Periodic Reporting for period 2 - HEROES (Hybrid Eco Responsible Optimized European Solution)
Período documentado: 2022-03-01 hasta 2023-02-28
HEROES is both a software platform designed to be multi-tenant with security at its core and will be deployed in a wide variety of contexts all allowing HPC users to access a choice of different HPC infrastructures (whether they seat on their own premises, in the public cloud, managed by specialised HPC providers or in national/European public Research Centers) and submit the typical HPC Workflows on the “best platform for the job” determined by its decision module.
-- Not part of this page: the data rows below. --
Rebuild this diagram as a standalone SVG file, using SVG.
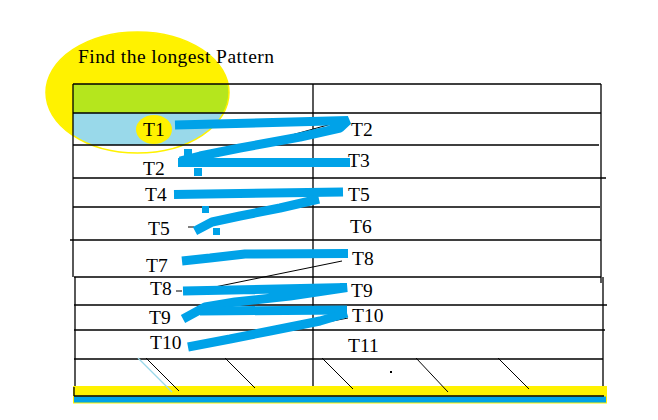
<svg xmlns="http://www.w3.org/2000/svg" width="658" height="420" viewBox="0 0 658 420">
<style>
.ln{stroke:#000;stroke-width:1.3;fill:none}
.th{stroke:#000;stroke-width:1;fill:none}
.bl{stroke:#00a2e8;stroke-width:9;fill:none;stroke-linejoin:bevel}
.lb{font-family:"Liberation Serif","Times New Roman",serif;font-size:19.5px;fill:#000}
.sq{fill:#00a2e8}
</style>
<defs>
<clipPath id="ec"><ellipse cx="137.5" cy="92.5" rx="91.5" ry="60.5"/></clipPath>
</defs>
<rect width="658" height="420" fill="#fff"/>
<g id="highlight">
<ellipse cx="137.5" cy="92.5" rx="91.5" ry="60.5" fill="#fff200"/>
<g clip-path="url(#ec)">
<rect x="73" y="84" width="200" height="29" fill="#b5e61d"/>
<rect x="73" y="113" width="200" height="32" fill="#99d9ea"/>
<rect x="73" y="145" width="200" height="20" fill="#fff"/>
</g>
<ellipse cx="137.5" cy="92.5" rx="91.5" ry="60.5" fill="none" stroke="#fff200" stroke-width="1.5"/>
<ellipse cx="154" cy="129.5" rx="18" ry="14.5" fill="#fff200"/>
</g>
<text class="lb" x="78" y="63" textLength="196" lengthAdjust="spacing">Find the longest Pattern</text>
<g id="table">
<path class="ln" d="M73,84H601M73,113H601M73,145H599M73,178H606M73,207H600M70,240H601M74,277H601M74,305H607M74,330H605M74,359H603"/>
<path class="ln" d="M73,84V277M75,277V396M601,84V283M603,277V400M313,84V387"/>
</g>
<g id="bar">
<rect x="73.5" y="386.5" width="533" height="9.5" fill="#fff200" stroke="#fff200" stroke-width="1"/>
<rect x="73.5" y="396" width="533" height="7" fill="#00a2e8" stroke="#fff200" stroke-width="1"/>
<path class="ln" d="M74,396H604M74,387V396"/>
</g>
<g id="ticks">
<path d="M138,358L172,392" stroke="#99d9ea" stroke-width="1.2" fill="none"/>
<path class="th" d="M146,358L179,391M225,358L255,388M322,358L353,389M416,358L448,392M498,358L529,389"/>
<rect x="390" y="371" width="2" height="2" fill="#000"/>
</g>
<g id="connectors">
<path class="th" d="M252,146L335,123M205,289L342,261M176,291H182M327,322L348,318M188,227H194"/>
<path class="bl" d="M175,125L348,120.5L340,128L300,137L240,148L200,156L180,161"/>
<path class="bl" d="M178,162.5L350,162.5"/>
<path class="bl" d="M174,194.5L343,192"/>
<path class="bl" d="M319,199L280,208L240,216L212,222L195,231"/>
<path class="bl" d="M182,261L210,258L245,254L348,253.5"/>
<path class="bl" d="M183,291L347,287.5L290,296L235,302L205,307L183,319"/>
<path class="bl" d="M200,311L347,310"/>
<path class="bl" d="M347,313L320,321L270,331L230,339L188,347"/>
<rect class="sq" x="184" y="149" width="8" height="8"/>
<rect class="sq" x="194" y="168" width="8" height="8"/>
<rect class="sq" x="202" y="206" width="7" height="7"/>
<rect class="sq" x="213" y="228" width="7" height="7"/>
</g>
<g id="labels">
<text class="lb" x="143" y="136">T1</text>
<text class="lb" x="351" y="136">T2</text>
<text class="lb" x="143" y="175">T2</text>
<text class="lb" x="348" y="167">T3</text>
<text class="lb" x="145" y="201">T4</text>
<text class="lb" x="348" y="201">T5</text>
<text class="lb" x="148" y="235">T5</text>
<text class="lb" x="350" y="233">T6</text>
<text class="lb" x="146" y="272">T7</text>
<text class="lb" x="352" y="265">T8</text>
<text class="lb" x="150" y="295">T8</text>
<text class="lb" x="351" y="297">T9</text>
<text class="lb" x="149" y="324">T9</text>
<text class="lb" x="352" y="322">T10</text>
<text class="lb" x="150" y="349">T10</text>
<text class="lb" x="348" y="352">T11</text>
</g>
</svg>
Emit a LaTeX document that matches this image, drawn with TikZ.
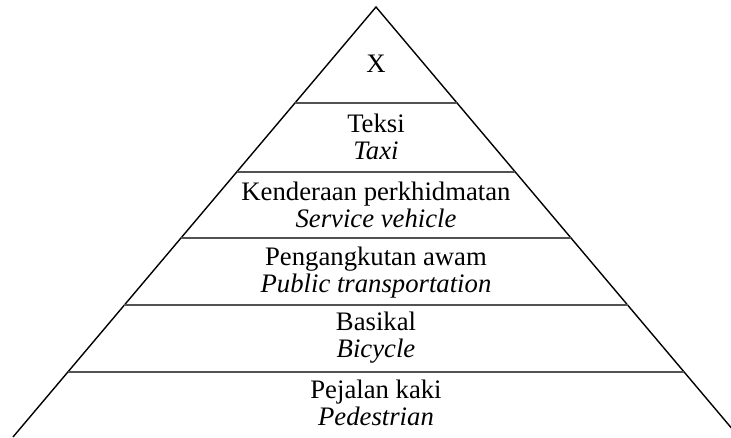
\documentclass[tikz,border=0pt]{standalone}
\usepackage{fontspec}
\setmainfont{Liberation Serif}
\usetikzlibrary{calc}
\tikzset{
  side/.style={draw=black, line width=0.7pt, line join=miter},
  tier/.style={draw=black!68, line width=1.2pt},
  tierlabel/.style={align=center, inner sep=0pt, font=\fontsize{13.4}{13.6}\selectfont}
}

\begin{document}
\begin{tikzpicture}[x=0.5bp, y=-0.5bp]
\useasboundingbox (0,0) rectangle (731,438);
\coordinate (apex) at (376,7);
\coordinate (bl) at (13,437);
\coordinate (br) at (739,437);
\draw[side] (bl) -- (apex) -- (br);
\foreach \t [count=\i] in {0.2233,0.3837,0.5372,0.6930,0.8488}
  \draw[tier] ($(apex)!\t!(bl)$) coordinate (l\i) -- ($(apex)!\t!(br)$) coordinate (r\i);
\node[tierlabel] (x) at (376,64) {X};
\node[tierlabel] (taxi) at (376,137) {Teksi\\\textit{Taxi}};
\node[tierlabel] (service) at (376,205) {Kenderaan perkhidmatan\\\textit{Service vehicle}};
\node[tierlabel] (public) at (376,273) {Pengangkutan awam\\\textit{Public transportation}};
\node[tierlabel] (bicycle) at (376,338) {Basikal\\\textit{Bicycle}};
\node[tierlabel] (pedestrian) at (376,403) {Pejalan kaki\\\textit{Pedestrian}};
\end{tikzpicture}
\end{document}
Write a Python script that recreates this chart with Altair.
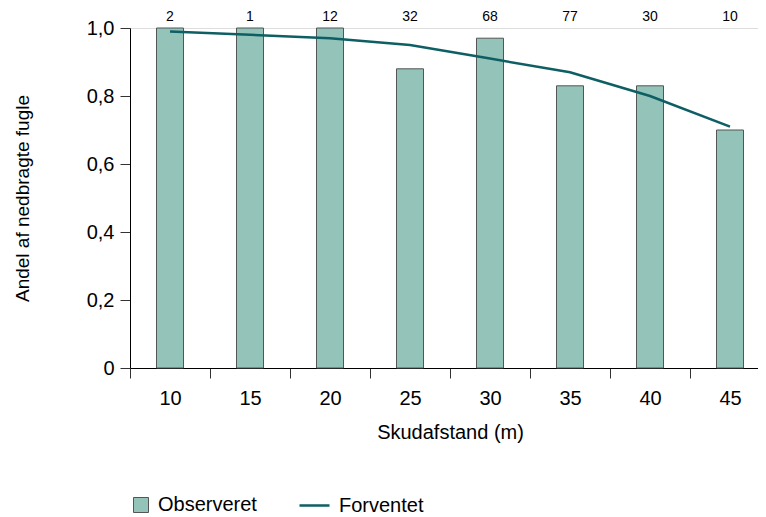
import altair as alt
import pandas as pd

distances = ["10", "15", "20", "25", "30", "35", "40", "45"]
observed = [1.0, 1.0, 1.0, 0.88, 0.97, 0.83, 0.83, 0.70]
expected = [0.99, 0.98, 0.97, 0.95, 0.91, 0.87, 0.80, 0.71]
counts = ["2", "1", "12", "32", "68", "77", "30", "10"]

df = pd.DataFrame({
    "d": distances,
    "obs": observed,
    "exp": expected,
    "n": counts,
    "s_obs": ["Observeret"] * len(distances),
    "s_exp": ["Forventet"] * len(distances),
})

FONT = "Liberation Sans"

x_enc = alt.X(
    "d:N",
    sort=distances,
    title="Skudafstand (m)",
    scale=alt.Scale(paddingInner=0, paddingOuter=0),
    axis=alt.Axis(
        labelAngle=0, tickBand="extent", tickSize=10, tickColor="#333333",
        domainColor="#000000", labelFontSize=20, labelPadding=10,
        titleFontSize=20, titleFontWeight="normal", titlePadding=14, titleX=320,
        labelFont=FONT, titleFont=FONT, labelColor="#000000", titleColor="#000000",
    ),
)

y_axis = alt.Axis(
    values=[0, 0.2, 0.4, 0.6, 0.8, 1.0],
    labelExpr="datum.value == 0 ? '0' : replace(format(datum.value, '.1f'), '.', ',')",
    tickSize=10, tickColor="#333333", domainColor="#000000", grid=False,
    labelFontSize=20, labelPadding=6, titleFontSize=19, titleFontWeight="normal",
    titlePadding=54, labelFont=FONT, titleFont=FONT,
    labelColor="#000000", titleColor="#000000",
)

bars = alt.Chart(df).mark_bar(size=27, stroke="#555555", strokeWidth=1).encode(
    x=x_enc,
    y=alt.Y("obs:Q", scale=alt.Scale(domain=[0, 1], nice=False),
            title="Andel af nedbragte fugle", axis=y_axis),
    fill=alt.Fill("s_obs:N", scale=alt.Scale(domain=["Observeret"], range=["#93c3b9"]),
                  legend=alt.Legend(title=None, orient="none", legendX=1, legendY=467,
                                    symbolType="square", symbolSize=225,
                                    symbolStrokeColor="#555555", symbolStrokeWidth=1,
                                    labelFontSize=20, labelFont=FONT, labelOffset=7,
                                    padding=0, labelColor="#000000")),
)

line = alt.Chart(df).mark_line(color="#0d5f64", strokeWidth=2.5).encode(
    x=alt.X("d:N", sort=distances),
    y=alt.Y("exp:Q"),
    stroke=alt.Stroke("s_exp:N", scale=alt.Scale(domain=["Forventet"], range=["#0d5f64"]),
                      legend=alt.Legend(title=None, orient="none", legendX=168, legendY=461,
                                        symbolType="stroke", symbolSize=900,
                                        symbolStrokeWidth=2.5,
                                        labelFontSize=20, labelFont=FONT, labelOffset=8,
                                        padding=0, labelColor="#000000")),
)

labels = alt.Chart(df).mark_text(fontSize=14, font=FONT, color="#000000", baseline="alphabetic").encode(
    x=alt.X("d:N", sort=distances),
    y=alt.value(-7),
    text="n:N",
)

chart = alt.layer(bars, line, labels).resolve_legend(fill="independent", stroke="independent").properties(
    width=640, height=340,
    autosize=alt.AutoSizeParams(type="none"),
    padding={"left": 122, "top": 20, "right": -12, "bottom": 150},
).configure_view(stroke="#000000", strokeWidth=1).configure(background="white")

chart.save("out.html", embed_options={"renderer": "svg", "actions": False})
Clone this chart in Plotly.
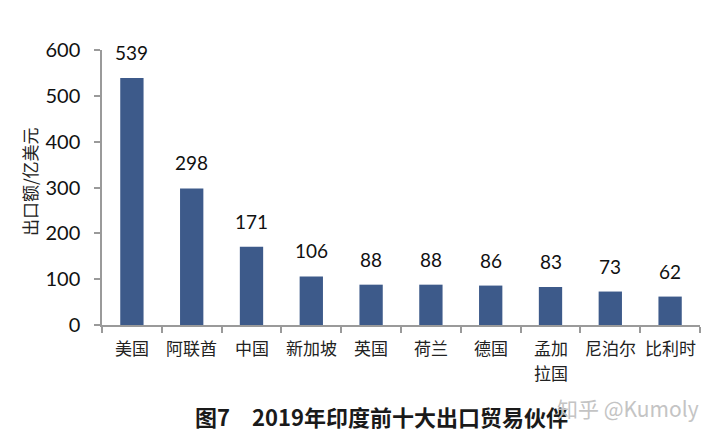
import plotly.graph_objects as go

categories = ["美国", "阿联酋", "中国", "新加坡", "英国", "荷兰", "德国", "孟加拉国", "尼泊尔", "比利时"]
tick_lines = [["美国"], ["阿联酋"], ["中国"], ["新加坡"], ["英国"], ["荷兰"], ["德国"], ["孟加", "拉国"], ["尼泊尔"], ["比利时"]]
values = [539, 298, 171, 106, 88, 88, 86, 83, 73, 62]
y_ticks = [0, 100, 200, 300, 400, 500, 600]

bar_color = "#3D5A8A"
num_font = "Lato, 'Open Sans', sans-serif"
cjk_font = "'Noto Sans CJK SC', sans-serif"

fig = go.Figure()
fig.add_trace(go.Bar(
    x=categories, y=values,
    marker=dict(color=bar_color, line=dict(width=0)),
    width=0.39,
))

annotations = []
for c, v in zip(categories, values):
    annotations.append(dict(
        x=c, y=v, xref="x", yref="y", text=str(v), showarrow=False,
        yanchor="bottom", yshift=12,
        font=dict(family=num_font, size=19, color="#111111"),
    ))

for c, lines in zip(categories, tick_lines):
    for i, line in enumerate(lines):
        annotations.append(dict(
            x=c, y=0, xref="x", yref="paper", text=line, showarrow=False,
            xanchor="center", yanchor="middle", yshift=-22 - 25 * i,
            font=dict(family=cjk_font, size=17, color="#222222"),
        ))

annotations.append(dict(
    xref="paper", yref="paper", x=-0.122, y=0.52, text="出口额/亿美元",
    textangle=-90, showarrow=False, xanchor="center", yanchor="middle",
    font=dict(family=cjk_font, size=17, color="#222222"),
))
annotations.append(dict(
    xref="paper", yref="paper", x=0.468, y=-0.331,
    text="<b>图7　2019年印度前十大出口贸易伙伴</b>",
    showarrow=False, xanchor="center", yanchor="middle",
    font=dict(family=cjk_font, size=22, color="#1a1a1a"),
))
annotations.append(dict(
    xref="paper", yref="paper", x=0.88, y=-0.302,
    text="知乎 @Kumoly",
    showarrow=False, xanchor="center", yanchor="middle",
    font=dict(family=cjk_font, size=21, color="#c4c4c4"),
))

fig.update_layout(
    width=720, height=441,
    margin=dict(l=94, r=28, t=42, b=124, autoexpand=False),
    paper_bgcolor="white", plot_bgcolor="white",
    showlegend=False,
    annotations=annotations,
)
fig.update_xaxes(
    showline=True, linecolor="#9a9a9a", linewidth=1.5,
    ticks="outside", tickson="boundaries", ticklen=6, tickcolor="#9a9a9a", tickwidth=1.5,
    showticklabels=False, automargin=False,
    showgrid=False, fixedrange=True,
)
fig.update_yaxes(
    range=[0, 600], tickvals=y_ticks,
    showline=True, linecolor="#9a9a9a", linewidth=1.5,
    ticks="outside", ticklen=6, tickcolor="#9a9a9a", tickwidth=1.5,
    tickfont=dict(family=num_font, size=20, color="#111111"),
    ticklabelstandoff=10, automargin=False,
    showgrid=False, zeroline=False,
)

fig.write_html("out.html")
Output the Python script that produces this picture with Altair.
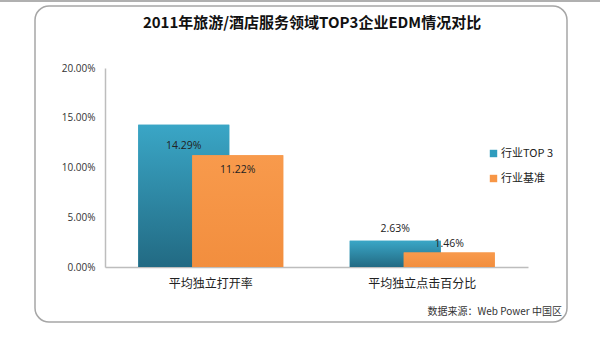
import altair as alt
import pandas as pd

categories = ["平均独立打开率", "平均独立点击百分比"]
series = ["行业TOP 3", "行业基准"]
top3 = [0.1429, 0.0263]
bench = [0.1122, 0.0146]
y_ticks = [0, 0.05, 0.10, 0.15, 0.20]
title_text = "2011年旅游/酒店服务领域TOP3企业EDM情况对比"
source_text = "数据来源：Web Power 中国区"

rows = []
for c, a, b in zip(categories, top3, bench):
    rows.append({"cat": c, "series": series[0], "v": a})
    rows.append({"cat": c, "series": series[1], "v": b})
df = pd.DataFrame(rows)

CJK = "Noto Sans CJK SC"
NUM = "Open Sans"

x = alt.X("cat:N", sort=categories, title=None,
          scale=alt.Scale(paddingInner=0, paddingOuter=0),
          axis=alt.Axis(labelAngle=0, ticks=False, labelFont=CJK, labelFontSize=12,
                        labelColor="#222", labelPadding=11, domainColor="#bdbdbd", domainWidth=1.5))
y = alt.Y("v:Q", title=None,
          scale=alt.Scale(domain=[0, 0.2], nice=False),
          axis=alt.Axis(values=y_ticks, format=".2%", grid=False, ticks=False,
                        labelFont=NUM, labelFontSize=10, labelColor="#333", labelPadding=10,
                        domainColor="#bdbdbd", domainWidth=1.5))
color = alt.Color("series:N", scale=alt.Scale(domain=series, range=["#2f9cbd", "#f79646"]),
                  legend=alt.Legend(title=None, orient="none", legendX=383, legendY=80,
                                    symbolType="square", symbolSize=55, symbolStrokeWidth=0,
                                    labelFont=CJK, labelFontSize=11, labelColor="#222",
                                    rowPadding=13, labelOffset=2))

teal_grad = alt.Gradient(gradient="linear", x1=0, y1=0, x2=0, y2=1,
                         stops=[alt.GradientStop(color="#3aa6c6", offset=0),
                                alt.GradientStop(color="#226a83", offset=1)])
orange_grad = alt.Gradient(gradient="linear", x1=0, y1=0, x2=0, y2=1,
                           stops=[alt.GradientStop(color="#f89a4c", offset=0),
                                  alt.GradientStop(color="#f28e3e", offset=1)])

base = alt.Chart(df)

def bars(s, off, grad):
    f = base.transform_filter(alt.datum.series == s)
    flat = f.mark_bar(size=91, xOffset=off).encode(x=x, y=y, color=color)
    g = f.mark_bar(size=91, xOffset=off).encode(x=x, y=y, fill=alt.value(grad))
    return [flat, g]

def lbl(s, c, off, dy):
    return base.transform_filter((alt.datum.series == s) & (alt.datum.cat == c)).mark_text(
        xOffset=off, dy=dy, font=NUM, fontSize=10.5, color="#222").encode(
        x=x, y=y, text=alt.Text("v:Q", format=".2%"))

labels = [lbl(series[0], categories[0], -27, 21),
          lbl(series[1], categories[0], 27, 15),
          lbl(series[0], categories[1], -27, -12),
          lbl(series[1], categories[1], 27, -8)]

one = pd.DataFrame({"a": [0]})
frame = alt.Chart(one).mark_rect(
    fill=None, stroke="#a6a6a6", strokeWidth=1.5, cornerRadius=14).encode(
    x=alt.value(-70), x2=alt.value(462), y=alt.value(-62), y2=alt.value(254))
topline = alt.Chart(one).mark_rule(color="#b0b0b0", strokeWidth=2).encode(
    x=alt.value(-105), x2=alt.value(495), y=alt.value(-67))
source = alt.Chart(pd.DataFrame({"t": [source_text]})).mark_text(
    align="right", baseline="middle", font=CJK, fontSize=10, color="#333").encode(
    x=alt.value(457), y=alt.value(244), text="t:N")
title = alt.Chart(pd.DataFrame({"t": [title_text]})).mark_text(
    align="center", baseline="middle", font=CJK, fontSize=15, fontWeight="bold", color="#111").encode(
    x=alt.value(207), y=alt.value(-45), text="t:N")

chart = alt.layer(frame, topline, *bars(series[0], -27, teal_grad), *bars(series[1], 27, orange_grad),
                  *labels, source, title).properties(
    width=423, height=199,
    autosize=alt.AutoSizeParams(type="none"),
    padding={"left": 105, "top": 68, "right": 72, "bottom": 89},
    background="white",
).configure_view(stroke=None)

chart.save("out.html", embed_options={"renderer": "svg", "actions": False})
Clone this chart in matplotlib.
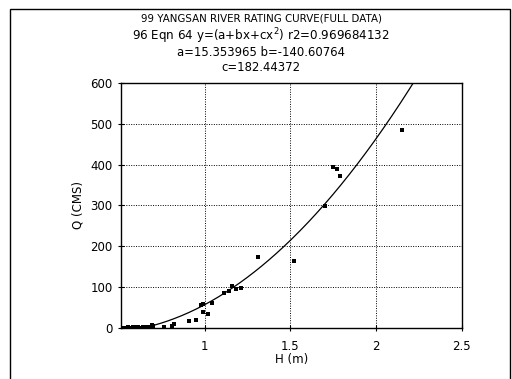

It is equally critical to use High Performance Computing resources in order to address the challenges posed by Climate Change and Global Warming and to make a more eco-responsible use of these HPC resources. The HEROES Platform understands energy consumption across HPC platforms and can be configured to point to the most eco-responsible option and either recommend or automatically choose it. The project team is convinced that showing HPC impact on environment will help to progressively - through education - change users’ behaviour.
By connecting HPC offer to User demand through a configurable framework, the HEROES project enables the concept of marketplaces to pave the way to a European HPC economy conscious of the importance to be energy efficient and not only performance/price oriented.
All modules of the prototype (API, identity/data/workflow management, application containerization, decision module, energy monitoring and optimization, user interface…) are functional (though could be hardened and extended for a production platform) and the whole platform relies on DevOps tools managing the different services through a Kubernetes cluster.
Concerning the main elements of the prototype:
1. Workflows: two have been selected to reflect classical HPC and AI use cases: a CFD workflow with OpenFoam, and an object recognition in videos with Tensorflow. Applications have been containerized with Singularity and integrated with the workflow manager (NextFlow).
2. Web interface: a simple web interface has been implemented and allows a user to execute the use cases
3. Energy: EAR has been extended to have a Lite version which does not require root privileges to be installed; a new reporting plugin with HEROES requirements has been added; additional metrics have been added.
4. Workflow Placement: a new Decision Module plugin has been added to OKA, it leverages machine learning and multi-criteria decision algorithms to propose placement options for the workflows. OKA analytical and predictive capabilities have been enhanced to support the use cases and integrate with EAR for energy metrics.
5. Identity, data and workflow management: multiple services have been implemented to provide an abstraction to the target clusters. Through a single entry-point (REST APIs), users can manage data in dedicated object stores managed by HEROES per user/organization. Workflow submission is simplified through the selection of available workflow templates, integration with the Decision Module, and integration of an updated version of Nextflow. Identity management is delegated to a centralized Keycloak, and access to remote clusters is done in a secure way despite sharing accounts on the clusters (thanks to containerization and data management with the HEROES-FS).